Experimental investigations of excited-state dynamics in conjugated polymers using time-resolved laser spectroscopy

Abstract

In this thesis, time-resolved laser spectroscopy has been used to advance the understanding of the excited-state dynamics in a variety of conjugated polymers and related systems.

The properties of electron-phonon coupling in the conjugated polymer ladder-type methyl-substituted poly(para-phenylene) have been investigated using steady-state and picosecond fluorescence spectroscopy, with results demonstrating the thermal population of low energy stretching modes of the polymer backbone in the excited-state after thermalisation. Polarised measurements are used to demonstrate a fundamental relationship between the vibrational mode of the polymer through which fluorescence occurs and the corresponding fluorescence polarisation. Time-resolved measurements confirmed that the electron-phonon coupling in the polymer does not influence the fluorescence lifetime, with observations to the contrary attributed to the presence of an underlying defect state.

Picosecond fluorescence spectroscopy has also been used to investigate the properties of intramolecular energy transfer between different monomer subunits in the conjugated copolymer Super Yellow. The photoluminescence quantum yield of the copolymer was measured and its relatively high value was attributed to the effect of the aforementioned energy transfer.

Femtosecond pump-probe spectroscopy has been used to identify and characterise the properties of interchain exciton formation in ladder-type methyl-substituted
poly(para-phenylene). This process was observed to occur with a time period of 1ps, which was attributed to the time required for a singlet exciton to become delocalised over adjacent polymer chains.

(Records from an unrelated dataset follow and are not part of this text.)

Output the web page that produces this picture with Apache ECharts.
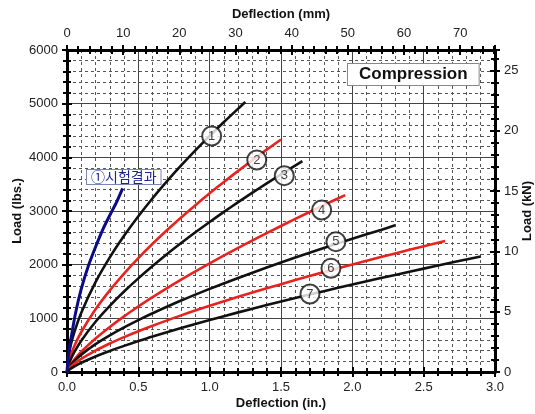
<!DOCTYPE html>
<html>
<head>
<meta charset="utf-8">
<script src="https://cdn.jsdelivr.net/npm/echarts@6/dist/echarts.min.js"></script>
<style>
html,body{margin:0;padding:0;background:#fff;}
#chart{width:535px;height:414px;}
</style>
</head>
<body>
<div id="chart"></div>
<script>
// ---- data (deflection in inches, load in lbs) ----
const curveTest = [[0,0],[0.01,300],[0.03,650],[0.06,1100],[0.1,1550],[0.15,1980],[0.2,2330],[0.25,2650],[0.3,2920],[0.35,3180],[0.39,3420]];
const curve1 = [[0,0],[0.02,421],[0.05,729],[0.1,1105],[0.2,1675],[0.3,2136],[0.4,2538],[0.5,2902],[0.6,3238],[0.7,3551],[0.8,3848],[0.9,4129],[1.0,4399],[1.1,4658],[1.2,4908],[1.25,5030]];
const curve2 = [[0,0],[0.02,262],[0.05,475],[0.1,745],[0.2,1169],[0.3,1522],[0.4,1835],[0.5,2122],[0.6,2389],[0.7,2640],[0.8,2880],[0.9,3109],[1.0,3329],[1.1,3542],[1.2,3748],[1.3,3948],[1.4,4143],[1.5,4333]];
const curve3 = [[0,0],[0.02,196],[0.05,365],[0.1,584],[0.2,936],[0.3,1233],[0.4,1500],[0.5,1745],[0.6,1975],[0.7,2194],[0.8,2402],[0.9,2603],[1.0,2796],[1.1,2983],[1.2,3165],[1.3,3342],[1.4,3515],[1.5,3683],[1.65,3930]];
const curve4 = [[0,0],[0.02,116],[0.05,227],[0.1,377],[0.2,625],[0.3,840],[0.4,1037],[0.5,1220],[0.6,1394],[0.8,1720],[1.0,2024],[1.2,2312],[1.4,2587],[1.6,2852],[1.8,3109],[1.95,3296]];
const curve5 = [[0,0],[0.02,108],[0.05,202],[0.1,324],[0.2,519],[0.3,683],[0.4,831],[0.5,967],[0.6,1094],[0.8,1331],[1.0,1549],[1.2,1753],[1.4,1947],[1.6,2132],[1.8,2310],[2.0,2482],[2.2,2648],[2.3,2733]];
const curve6 = [[0,0],[0.02,80],[0.05,151],[0.1,246],[0.2,400],[0.3,531],[0.4,649],[0.5,759],[0.6,862],[0.8,1055],[1.0,1233],[1.2,1401],[1.4,1560],[1.6,1713],[1.8,1861],[2.0,2003],[2.2,2141],[2.4,2276],[2.65,2439]];
const curve7 = [[0,0],[0.02,52],[0.05,102],[0.1,172],[0.2,290],[0.3,393],[0.4,487],[0.5,576],[0.6,661],[0.8,820],[1.0,969],[1.2,1111],[1.4,1247],[1.6,1378],[1.8,1506],[2.0,1630],[2.2,1750],[2.4,1868],[2.6,1984],[2.9,2153]];
const curveColors = ['#111111','#e8231f','#111111','#e8231f','#111111','#e8231f','#111111'];
const labelPoints = [[1.014,4397,'1'],[1.33,3950,'2'],[1.523,3658,'3'],[1.785,3018,'4'],[1.885,2428,'5'],[1.85,1932,'6'],[1.703,1453,'7']];
const testLabel = '①시험결과';
const boxLabel = 'Compression';
const inMax = 3, lbsMax = 6000;
const mmMax = 76.2, kNMax = 26.689;

const FONT = 'Liberation Sans, Arial, sans-serif';
const tickStyle = {color:'#000', width:2};

const chart = echarts.init(document.getElementById('chart'), null, {renderer:'canvas'});
const curves = [curve1,curve2,curve3,curve4,curve5,curve6,curve7];
const series = curves.map((c,i)=>({
  type:'line', data:c, smooth:0.3, showSymbol:false, xAxisIndex:0, yAxisIndex:0,
  lineStyle:{color:curveColors[i], width:2.6}, z:5, silent:true
}));
series.push({type:'line', data:curveTest, smooth:0.3, showSymbol:false, xAxisIndex:0, yAxisIndex:0,
  lineStyle:{color:'#0b0b85', width:3}, z:6, silent:true});
series.push({type:'scatter', data:labelPoints, xAxisIndex:0, yAxisIndex:0, symbol:'circle', symbolSize:19,
  itemStyle:{color:'#fff', borderColor:'#111', borderWidth:2}, z:10, silent:true,
  label:{show:true, position:'inside', formatter:p=>p.value[2], color:'#111', fontSize:13, fontFamily:FONT}});

const commonTickLbl = {color:'#222', fontSize:13, fontFamily:FONT};
const nameStyle = {fontWeight:'bold', fontSize:13, color:'#111', fontFamily:FONT};
const minorGrid = {show:true, lineStyle:{color:'#555', width:1, type:[3,3]}};

const option = {
  backgroundColor:'#fff',
  animation:false,
  grid:{left:67, right:40, top:50, bottom:42, containLabel:false, outerBoundsMode:'none'},
  xAxis:[
    {type:'value', position:'bottom', min:0, max:inMax, interval:0.5,
     axisLine:{show:true, onZero:false, lineStyle:{color:'#000', width:3}},
     axisTick:{show:true, length:5, lineStyle:tickStyle},
     minorTick:{show:true, splitNumber:5, length:4, lineStyle:tickStyle},
     splitLine:{show:true, lineStyle:{color:'#444', width:1}},
     minorSplitLine:minorGrid,
     axisLabel:Object.assign({formatter:v=>v.toFixed(1), margin:9}, commonTickLbl),
     name:'Deflection (in.)', nameLocation:'middle', nameGap:25, nameMoveOverlap:false, nameTextStyle:nameStyle},
    {type:'value', position:'bottom', min:0, max:inMax, interval:0.5,
     axisLine:{show:false, onZero:false}, axisTick:{show:true, inside:true, length:5, lineStyle:tickStyle},
     minorTick:{show:true, splitNumber:5, length:4, lineStyle:tickStyle},
     splitLine:{show:false}, axisLabel:{show:false}},
    {type:'value', position:'top', min:0, max:mmMax, interval:10,
     axisLine:{show:true, onZero:false, lineStyle:{color:'#000', width:3}},
     axisTick:{show:true, length:5, lineStyle:tickStyle},
     minorTick:{show:true, splitNumber:5, length:4, lineStyle:tickStyle},
     splitLine:{show:false},
     axisLabel:Object.assign({showMaxLabel:false, margin:10}, commonTickLbl),
     name:'Deflection (mm)', nameLocation:'middle', nameGap:29, nameMoveOverlap:false, nameTextStyle:nameStyle},
    {type:'value', position:'top', min:0, max:mmMax, interval:10,
     axisLine:{show:false, onZero:false}, axisTick:{show:true, inside:true, length:5, lineStyle:tickStyle},
     minorTick:{show:true, splitNumber:5, length:4, lineStyle:tickStyle},
     splitLine:{show:false}, axisLabel:{show:false}}
  ],
  yAxis:[
    {type:'value', position:'left', min:0, max:lbsMax, interval:1000,
     axisLine:{show:true, onZero:false, lineStyle:{color:'#000', width:3}},
     axisTick:{show:true, length:5, lineStyle:tickStyle},
     minorTick:{show:true, splitNumber:5, length:4, lineStyle:tickStyle},
     splitLine:{show:true, lineStyle:{color:'#444', width:1}},
     minorSplitLine:minorGrid,
     axisLabel:Object.assign({margin:9, formatter:v=>String(v)}, commonTickLbl),
     name:'Load (lbs.)', nameLocation:'middle', nameRotate:90, nameGap:43, nameMoveOverlap:false, nameTextStyle:nameStyle},
    {type:'value', position:'left', min:0, max:lbsMax, interval:1000,
     axisLine:{show:false, onZero:false}, axisTick:{show:true, inside:true, length:5, lineStyle:tickStyle},
     minorTick:{show:true, splitNumber:5, length:4, lineStyle:tickStyle},
     splitLine:{show:false}, axisLabel:{show:false}},
    {type:'value', position:'right', min:0, max:kNMax, interval:5,
     axisLine:{show:true, onZero:false, lineStyle:{color:'#000', width:3}},
     axisTick:{show:true, length:5, lineStyle:tickStyle},
     minorTick:{show:true, splitNumber:5, length:4, lineStyle:tickStyle},
     splitLine:{show:false},
     axisLabel:Object.assign({showMaxLabel:false, margin:9}, commonTickLbl),
     name:'Load (kN)', nameLocation:'middle', nameRotate:90, nameGap:26, nameMoveOverlap:false, nameTextStyle:nameStyle},
    {type:'value', position:'right', min:0, max:kNMax, interval:5,
     axisLine:{show:false, onZero:false}, axisTick:{show:true, inside:true, length:5, lineStyle:tickStyle},
     minorTick:{show:true, splitNumber:5, length:4, lineStyle:tickStyle},
     splitLine:{show:false}, axisLabel:{show:false}}
  ],
  graphic:[
    {type:'text', left:347, top:63, z:20,
     style:{text:boxLabel, font:'bold 17px '+FONT, fill:'#111', backgroundColor:'#fff',
            borderColor:'#888', borderWidth:1, padding:[2,11,2,11]}},
    {type:'text', left:86, top:169, z:20,
     style:{text:testLabel, font:'14px "Noto Sans CJK KR", sans-serif', fill:'#1c2490', backgroundColor:'#fff',
            borderColor:'#7a86b8', borderWidth:1, padding:[0,4,0,4]}}
  ],
  series:series
};
chart.setOption(option);
</script>
</body>
</html>
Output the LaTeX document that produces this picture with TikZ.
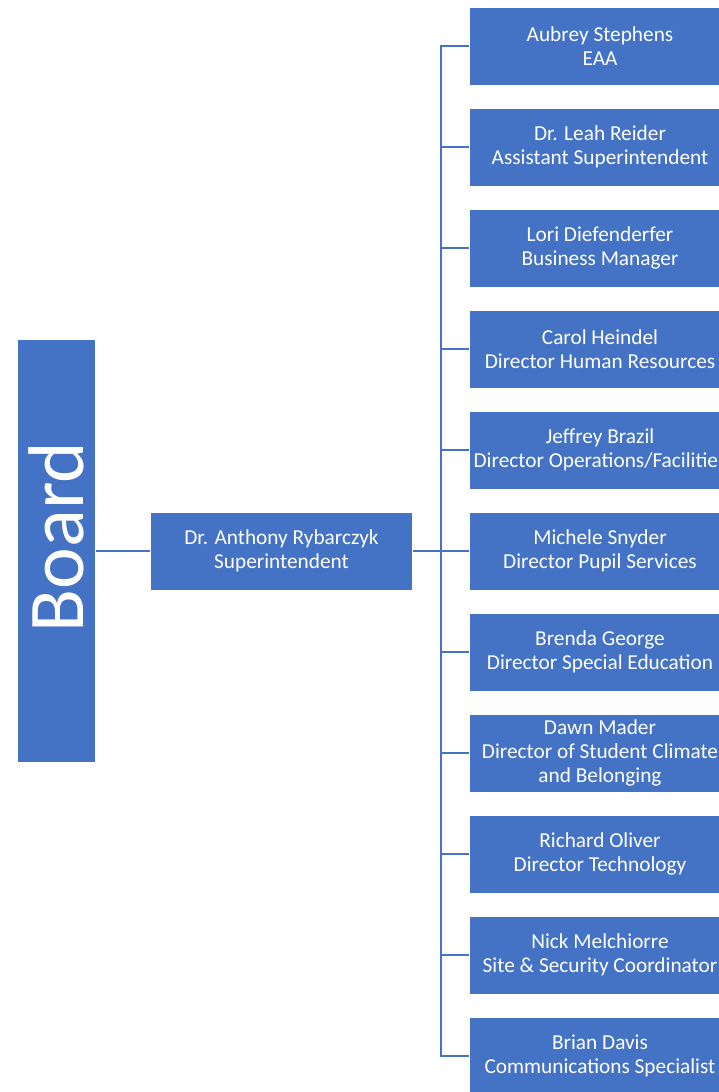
\documentclass[tikz,border=0pt]{standalone}
\usepackage{fontspec}
\setmainfont{Carlito}
\usetikzlibrary{positioning}
\definecolor{officeblue}{HTML}{4472C4}
\tikzset{
	staffbox/.style={rectangle, fill=officeblue, draw=white, line width=1pt, text=white,
		minimum width=262pt, minimum height=78pt, align=center, inner sep=0pt,
		font=\fontsize{21.3pt}{23.8pt}\selectfont},
	link/.style={draw=officeblue, line width=2.2pt}
}

\begin{document}
\begin{tikzpicture}[x=1pt, y=-1pt]
		%%%%% START %%%%%
		\useasboundingbox (0, 0) rectangle (719, 1092);
		\clip (0, 0) rectangle (719, 1092);
		
		\node[staffbox, minimum width=78pt, minimum height=423pt] (board) at (56, 551)
			{\rotatebox{90}{\fontsize{79pt}{84pt}\selectfont\hspace*{28pt}Board}};
		\node[staffbox] (super) at (281.5, 551) {Dr. Anthony Rybarczyk\\Superintendent};
		
		\node[staffbox] (eaa) at (600, 46) {Aubrey Stephens\\EAA};
		\node[staffbox] (asst) at (600, 147) {Dr. Leah Reider\\Assistant Superintendent};
		\node[staffbox] (bus) at (600, 248) {Lori Diefenderfer\\Business Manager};
		\node[staffbox] (hr) at (600, 349) {Carol Heindel\\Director Human Resources};
		\node[staffbox] (ops) at (600, 450) {Jeffrey Brazil\\Director Operations/Facilities};
		\node[staffbox] (pupil) at (600, 551) {Michele Snyder\\Director Pupil Services};
		\node[staffbox] (sped) at (600, 652) {Brenda George\\Director Special Education};
		\node[staffbox] (climate) at (600, 753) {Dawn Mader\\Director of Student Climate\\and Belonging};
		\node[staffbox] (tech) at (600, 854) {Richard Oliver\\Director Technology};
		\node[staffbox] (site) at (600, 955) {Nick Melchiorre\\Site \& Security Coordinator};
		\node[staffbox] (comm) at (600, 1056) {Brian Davis\\Communications Specialist};
		
		\coordinate (spine) at (441, 551);
		
		\draw[link] (board) -- (super);
		\draw[link] (super) -- (pupil);
		\draw[link] (eaa.west) -- (eaa.west -| spine) -- (comm.west -| spine) -- (comm.west);
		
		\draw[link] (asst.west) -- (asst.west -| spine);
		\draw[link] (bus.west) -- (bus.west -| spine);
		\draw[link] (hr.west) -- (hr.west -| spine);
		\draw[link] (ops.west) -- (ops.west -| spine);
		\draw[link] (sped.west) -- (sped.west -| spine);
		\draw[link] (climate.west) -- (climate.west -| spine);
		\draw[link] (tech.west) -- (tech.west -| spine);
		\draw[link] (site.west) -- (site.west -| spine);
		
		%%%%% END %%%%%
	\end{tikzpicture}
\end{document}
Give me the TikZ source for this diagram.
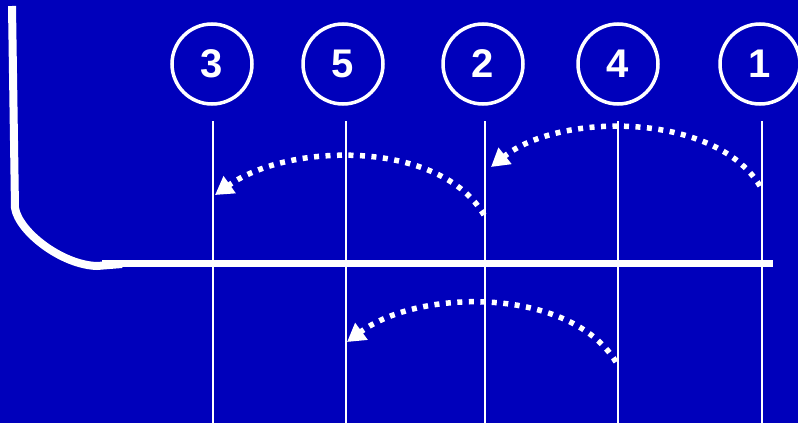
\documentclass[tikz,border=0pt]{standalone}
\usepackage{fontspec}
\setmainfont{Liberation Sans}
\usetikzlibrary{arrows.meta}
\definecolor{bg}{RGB}{0,0,187}
\tikzset{
  numcirc/.style={circle,draw=white,line width=3.5pt,minimum size=80pt,inner sep=0pt,text=white,font=\bfseries\fontsize{40}{40}\selectfont},
  vline/.style={white,line width=2pt},
  dotarrow/.style={white,line width=5.5pt,dash pattern=on 5pt off 6.5pt,-{Triangle[length=18pt,width=20pt]}},
}
\begin{document}
\begin{tikzpicture}[x=1pt,y=-1pt]
\fill[bg] (0,0) rectangle (798,423);
\useasboundingbox (0,0) rectangle (798,423);
% circles
\node[numcirc] (c3) at (212,64) {3};
\node[numcirc] (c5) at (343,64) {5};
\node[numcirc] (c2) at (483,64) {2};
\node[numcirc] (c4) at (618,64) {4};
\node[numcirc] (c1) at (760,64) {1};
% vertical lines
\coordinate (t3) at (213,121); \coordinate (b3) at (213,423);
\coordinate (t5) at (346,121); \coordinate (b5) at (346,423);
\coordinate (t2) at (485,121); \coordinate (b2) at (485,423);
\coordinate (t4) at (618,121); \coordinate (b4) at (618,423);
\coordinate (t1) at (762,121); \coordinate (b1) at (762,423);
\draw[vline] (t3) -- (b3);
\draw[vline] (t5) -- (b5);
\draw[vline] (t2) -- (b2);
\draw[vline] (t4) -- (b4);
\draw[vline] (t1) -- (b1);
% horizontal line and left curve
\coordinate (hl) at (102,263);
\coordinate (hr) at (773,263);
\draw[white,line width=7pt] (hl) -- (hr);
\coordinate (ltop) at (12,6);
\coordinate (lend) at (122,264);
\draw[white,line width=8pt] (ltop) -- (15,208) .. controls (19,232) and (62,265) .. (97,266) -- (lend);
% dotted arrows
\coordinate (a1s) at (760,186); \coordinate (a1e) at (491,167);
\coordinate (a2s) at (484,215); \coordinate (a2e) at (215,195);
\coordinate (a3s) at (616,362); \coordinate (a3e) at (347,342);
\draw[dotarrow] (a1s) .. controls (715,112) and (560,112) .. (a1e);
\draw[dotarrow] (a2s) .. controls (440,140) and (290,142) .. (a2e);
\draw[dotarrow] (a3s) .. controls (570,287) and (420,288) .. (a3e);
\end{tikzpicture}
\end{document}
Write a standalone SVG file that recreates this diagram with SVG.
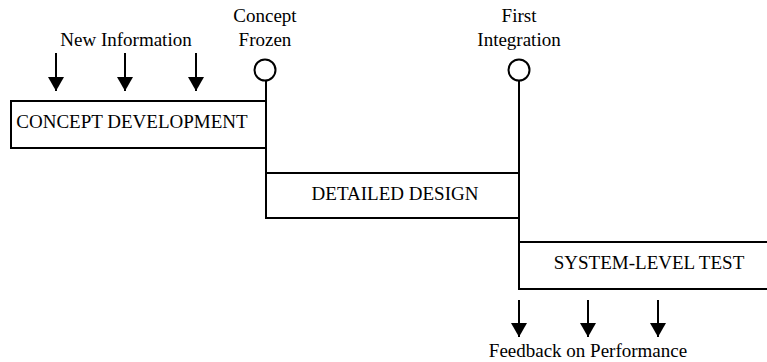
<svg xmlns="http://www.w3.org/2000/svg" width="767" height="362" viewBox="0 0 767 362">
<style>
.box{fill:#fff;stroke:#000;stroke-width:2}
.ln{stroke:#000;stroke-width:2;fill:none}
.arr{stroke:#000;stroke-width:2;marker-end:url(#ah)}
.ms{fill:#fff;stroke:#000;stroke-width:2}
text{font-family:"Liberation Serif","Times New Roman",serif;font-size:19px;fill:#000;text-anchor:middle}
</style>
<defs>
<marker id="ah" markerUnits="userSpaceOnUse" viewBox="0 0 14 16" refX="14" refY="8" markerWidth="14" markerHeight="16" orient="auto">
<path d="M0,0 L14,8 L0,16 z" fill="#000"/>
</marker>
</defs>
<rect width="767" height="362" fill="#fff"/>
<g id="concept-development">
<rect class="box" x="11" y="101" width="255" height="47"/>
<text x="132" y="128">CONCEPT DEVELOPMENT</text>
</g>
<g id="detailed-design">
<rect class="box" x="266" y="173" width="253" height="45"/>
<text x="395" y="200">DETAILED DESIGN</text>
</g>
<g id="system-level-test">
<rect class="box" x="519" y="242" width="260" height="47"/>
<text x="649" y="269">SYSTEM-LEVEL TEST</text>
</g>
<g id="connectors">
<line class="ln" x1="266" y1="80" x2="266" y2="218"/>
<line class="ln" x1="519" y1="80" x2="519" y2="289"/>
<line class="arr" x1="56" y1="53" x2="56" y2="91"/>
<line class="arr" x1="125" y1="53" x2="125" y2="91"/>
<line class="arr" x1="196" y1="53" x2="196" y2="91"/>
<line class="arr" x1="519" y1="300" x2="519" y2="337"/>
<line class="arr" x1="588" y1="300" x2="588" y2="337"/>
<line class="arr" x1="658" y1="300" x2="658" y2="337"/>
</g>
<g id="concept-frozen">
<circle class="ms" cx="265" cy="70" r="10.5"/>
<text x="265" y="22">Concept</text>
<text x="265" y="46">Frozen</text>
</g>
<g id="first-integration">
<circle class="ms" cx="519" cy="70" r="10.5"/>
<text x="519" y="22">First</text>
<text x="519" y="46">Integration</text>
</g>
<g id="new-information">
<text x="126" y="46">New Information</text>
</g>
<g id="feedback">
<text x="588" y="357">Feedback on Performance</text>
</g>
</svg>
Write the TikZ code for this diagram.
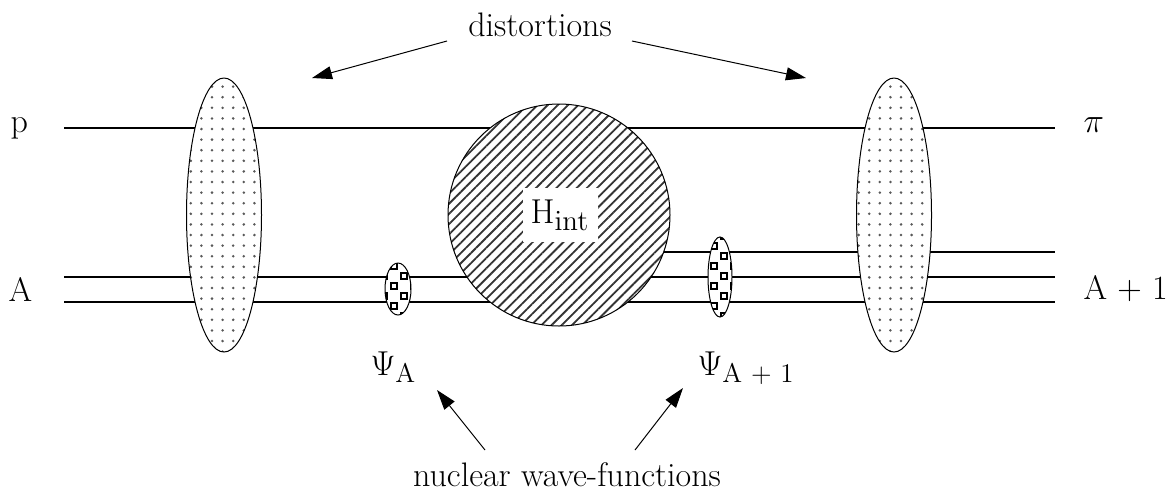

Finally, delocalised polaron generation in blends of the regio-regular polythiophene poly(3-dodecylthiophene-2,5-diyl) with the electron acceptor [6,6]-phenyl-C61-butyric acid methyl ester was investigated using femtosecond pump-probe spectroscopy. Both the rate and yield of delocalised polaron formation were shown to be dependent on excitation energy, with the dissociation of geminate polaron-pairs making a substantial contribution to the yield. This latter observation is significant, as the geminate recombination of polaron-pairs constitutes a fundamental and inherent loss of potential delocalised polarons in this system.